For the data below, transcribe the part that opens with the line containing "Clone this chart in D3.js." and closes with the line containing "const canyonDiablo = [8.84, 10.0];", exactly and with no pictures.

● Given entries
········

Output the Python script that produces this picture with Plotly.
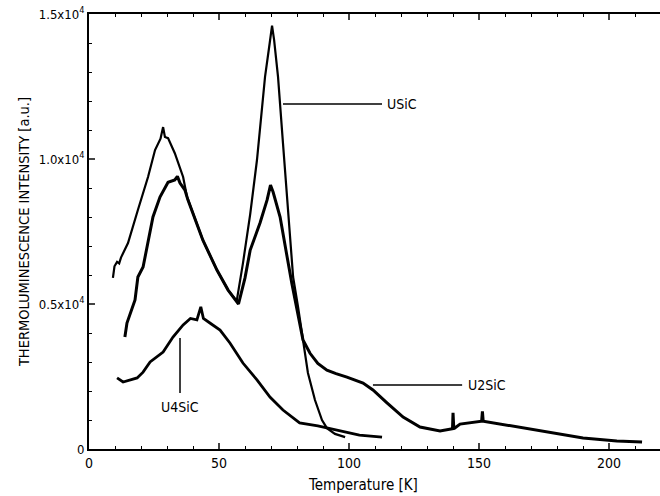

········

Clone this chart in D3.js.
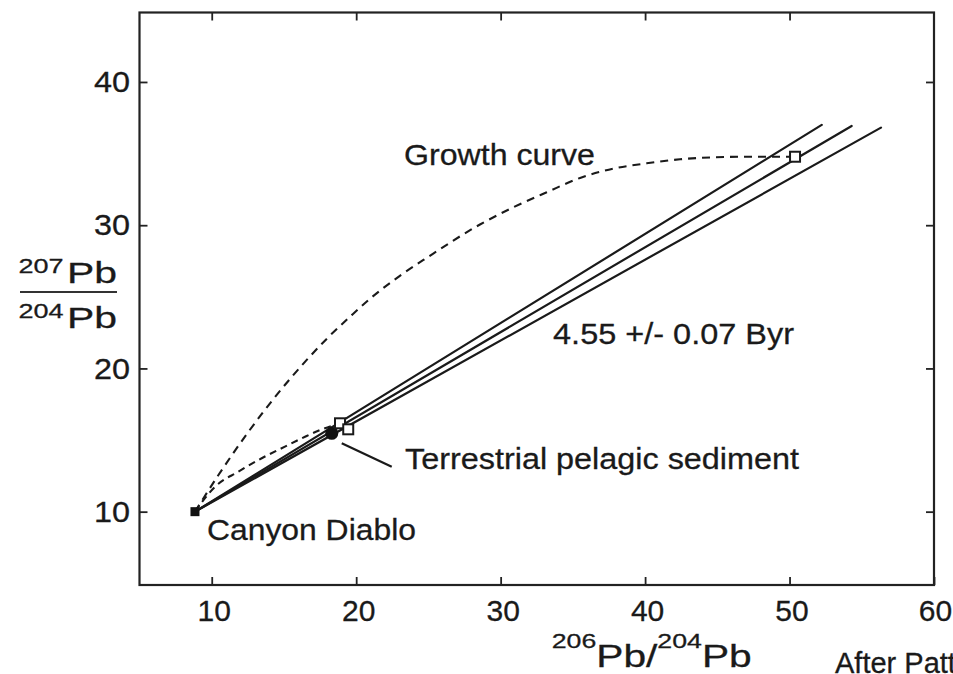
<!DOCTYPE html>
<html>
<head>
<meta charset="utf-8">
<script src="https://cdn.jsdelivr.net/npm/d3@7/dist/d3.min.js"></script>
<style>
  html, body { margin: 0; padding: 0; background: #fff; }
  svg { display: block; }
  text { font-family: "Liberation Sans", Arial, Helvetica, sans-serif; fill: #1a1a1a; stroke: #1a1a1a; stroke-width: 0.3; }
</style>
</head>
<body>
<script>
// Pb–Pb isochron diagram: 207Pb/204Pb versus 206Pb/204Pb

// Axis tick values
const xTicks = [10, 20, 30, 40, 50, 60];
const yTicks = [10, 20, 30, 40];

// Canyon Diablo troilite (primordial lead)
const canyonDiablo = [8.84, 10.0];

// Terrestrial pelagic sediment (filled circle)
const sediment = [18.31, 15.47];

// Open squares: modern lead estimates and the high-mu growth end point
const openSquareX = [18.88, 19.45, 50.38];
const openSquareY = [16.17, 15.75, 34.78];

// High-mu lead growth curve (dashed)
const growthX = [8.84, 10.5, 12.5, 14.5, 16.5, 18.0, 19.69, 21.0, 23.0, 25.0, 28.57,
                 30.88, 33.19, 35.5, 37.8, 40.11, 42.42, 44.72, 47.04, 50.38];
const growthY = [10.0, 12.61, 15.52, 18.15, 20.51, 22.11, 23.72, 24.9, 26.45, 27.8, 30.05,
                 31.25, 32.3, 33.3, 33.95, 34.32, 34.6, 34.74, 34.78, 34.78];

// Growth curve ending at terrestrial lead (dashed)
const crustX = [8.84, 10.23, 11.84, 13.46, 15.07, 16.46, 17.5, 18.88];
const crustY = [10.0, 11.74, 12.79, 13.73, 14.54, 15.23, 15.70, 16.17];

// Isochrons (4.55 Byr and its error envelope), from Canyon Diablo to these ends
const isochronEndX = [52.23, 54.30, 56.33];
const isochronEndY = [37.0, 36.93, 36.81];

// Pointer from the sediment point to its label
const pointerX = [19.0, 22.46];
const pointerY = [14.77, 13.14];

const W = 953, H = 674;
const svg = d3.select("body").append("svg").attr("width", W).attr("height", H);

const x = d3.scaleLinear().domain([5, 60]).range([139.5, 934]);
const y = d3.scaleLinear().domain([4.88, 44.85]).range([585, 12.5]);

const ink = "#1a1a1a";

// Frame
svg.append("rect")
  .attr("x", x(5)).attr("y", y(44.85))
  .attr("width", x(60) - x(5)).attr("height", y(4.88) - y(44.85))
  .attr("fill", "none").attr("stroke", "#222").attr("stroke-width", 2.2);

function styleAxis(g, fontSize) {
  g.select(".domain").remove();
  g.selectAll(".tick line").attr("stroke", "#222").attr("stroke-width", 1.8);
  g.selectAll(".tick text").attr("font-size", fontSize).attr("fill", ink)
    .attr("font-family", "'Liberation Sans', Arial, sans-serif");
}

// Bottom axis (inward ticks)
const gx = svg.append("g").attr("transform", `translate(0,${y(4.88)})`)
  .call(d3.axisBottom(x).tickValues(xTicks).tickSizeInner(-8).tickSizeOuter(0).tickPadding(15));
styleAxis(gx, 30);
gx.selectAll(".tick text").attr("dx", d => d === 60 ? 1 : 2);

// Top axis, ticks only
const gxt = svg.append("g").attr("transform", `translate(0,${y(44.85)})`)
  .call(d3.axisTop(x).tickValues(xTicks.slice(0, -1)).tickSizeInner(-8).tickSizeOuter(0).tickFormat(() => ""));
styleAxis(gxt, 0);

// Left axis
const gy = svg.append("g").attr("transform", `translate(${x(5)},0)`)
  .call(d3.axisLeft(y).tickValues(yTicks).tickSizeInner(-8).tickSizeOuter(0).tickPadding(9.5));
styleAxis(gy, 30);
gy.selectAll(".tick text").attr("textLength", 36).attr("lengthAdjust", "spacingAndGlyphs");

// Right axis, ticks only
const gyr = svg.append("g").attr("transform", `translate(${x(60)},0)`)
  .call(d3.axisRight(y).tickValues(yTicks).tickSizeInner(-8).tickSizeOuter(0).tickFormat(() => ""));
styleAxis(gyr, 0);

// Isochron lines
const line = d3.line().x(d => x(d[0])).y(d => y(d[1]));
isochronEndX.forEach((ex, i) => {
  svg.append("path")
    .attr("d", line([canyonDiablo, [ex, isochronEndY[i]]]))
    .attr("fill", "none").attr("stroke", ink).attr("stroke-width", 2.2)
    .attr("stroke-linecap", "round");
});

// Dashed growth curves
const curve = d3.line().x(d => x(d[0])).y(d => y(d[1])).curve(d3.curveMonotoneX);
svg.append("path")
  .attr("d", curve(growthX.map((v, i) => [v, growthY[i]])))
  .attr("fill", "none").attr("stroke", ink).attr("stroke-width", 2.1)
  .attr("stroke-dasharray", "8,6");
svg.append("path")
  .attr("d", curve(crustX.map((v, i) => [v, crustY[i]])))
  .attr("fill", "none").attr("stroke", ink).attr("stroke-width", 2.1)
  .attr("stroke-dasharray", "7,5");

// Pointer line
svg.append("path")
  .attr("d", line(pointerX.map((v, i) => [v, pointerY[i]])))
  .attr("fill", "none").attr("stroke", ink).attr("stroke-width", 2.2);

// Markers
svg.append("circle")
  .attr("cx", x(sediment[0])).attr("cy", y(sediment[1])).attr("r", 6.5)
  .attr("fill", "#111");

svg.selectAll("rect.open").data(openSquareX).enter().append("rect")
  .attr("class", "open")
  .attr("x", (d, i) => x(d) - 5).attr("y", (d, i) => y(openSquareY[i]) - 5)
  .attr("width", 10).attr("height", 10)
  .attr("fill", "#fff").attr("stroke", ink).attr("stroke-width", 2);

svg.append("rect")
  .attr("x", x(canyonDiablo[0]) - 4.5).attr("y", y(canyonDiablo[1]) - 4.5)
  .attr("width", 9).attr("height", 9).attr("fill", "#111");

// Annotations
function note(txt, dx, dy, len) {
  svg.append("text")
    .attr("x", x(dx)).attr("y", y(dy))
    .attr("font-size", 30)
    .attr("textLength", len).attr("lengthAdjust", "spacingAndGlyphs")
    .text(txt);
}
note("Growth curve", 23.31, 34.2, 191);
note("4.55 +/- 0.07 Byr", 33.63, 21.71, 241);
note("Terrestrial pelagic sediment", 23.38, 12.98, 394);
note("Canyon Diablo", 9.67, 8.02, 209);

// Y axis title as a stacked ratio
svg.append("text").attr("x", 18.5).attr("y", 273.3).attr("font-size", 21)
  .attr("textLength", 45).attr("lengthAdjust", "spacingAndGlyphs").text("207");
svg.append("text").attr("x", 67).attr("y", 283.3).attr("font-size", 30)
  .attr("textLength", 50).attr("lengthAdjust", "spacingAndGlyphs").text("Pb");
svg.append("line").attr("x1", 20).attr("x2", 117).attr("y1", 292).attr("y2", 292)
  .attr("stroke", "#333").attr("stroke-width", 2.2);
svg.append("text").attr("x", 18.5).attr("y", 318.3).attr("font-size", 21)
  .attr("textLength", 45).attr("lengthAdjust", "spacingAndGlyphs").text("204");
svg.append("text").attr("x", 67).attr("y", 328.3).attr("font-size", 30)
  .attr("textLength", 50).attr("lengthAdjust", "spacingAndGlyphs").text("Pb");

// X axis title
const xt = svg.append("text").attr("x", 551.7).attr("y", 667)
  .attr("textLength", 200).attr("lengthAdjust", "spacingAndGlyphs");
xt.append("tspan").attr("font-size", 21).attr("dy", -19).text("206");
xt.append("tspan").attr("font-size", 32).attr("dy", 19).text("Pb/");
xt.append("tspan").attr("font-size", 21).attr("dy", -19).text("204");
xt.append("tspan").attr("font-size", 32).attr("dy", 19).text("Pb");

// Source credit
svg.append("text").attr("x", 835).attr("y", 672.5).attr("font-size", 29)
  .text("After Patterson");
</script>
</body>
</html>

········

● Solution to this task
Clone this chart in D3.js.
<!DOCTYPE html>
<html>
<head>
<meta charset="utf-8">
<script src="https://cdn.jsdelivr.net/npm/d3@7/dist/d3.min.js"></script>
<style>
  html, body { margin: 0; padding: 0; background: #fff; }
  svg { display: block; }
  text { font-family: "Liberation Sans", Arial, Helvetica, sans-serif; fill: #1a1a1a; stroke: #1a1a1a; stroke-width: 0.3; }
</style>
</head>
<body>
<script>
// Pb–Pb isochron diagram: 207Pb/204Pb versus 206Pb/204Pb

// Axis tick values
const xTicks = [10, 20, 30, 40, 50, 60];
const yTicks = [10, 20, 30, 40];

// Canyon Diablo troilite (primordial lead)
const canyonDiablo = [8.84, 10.0];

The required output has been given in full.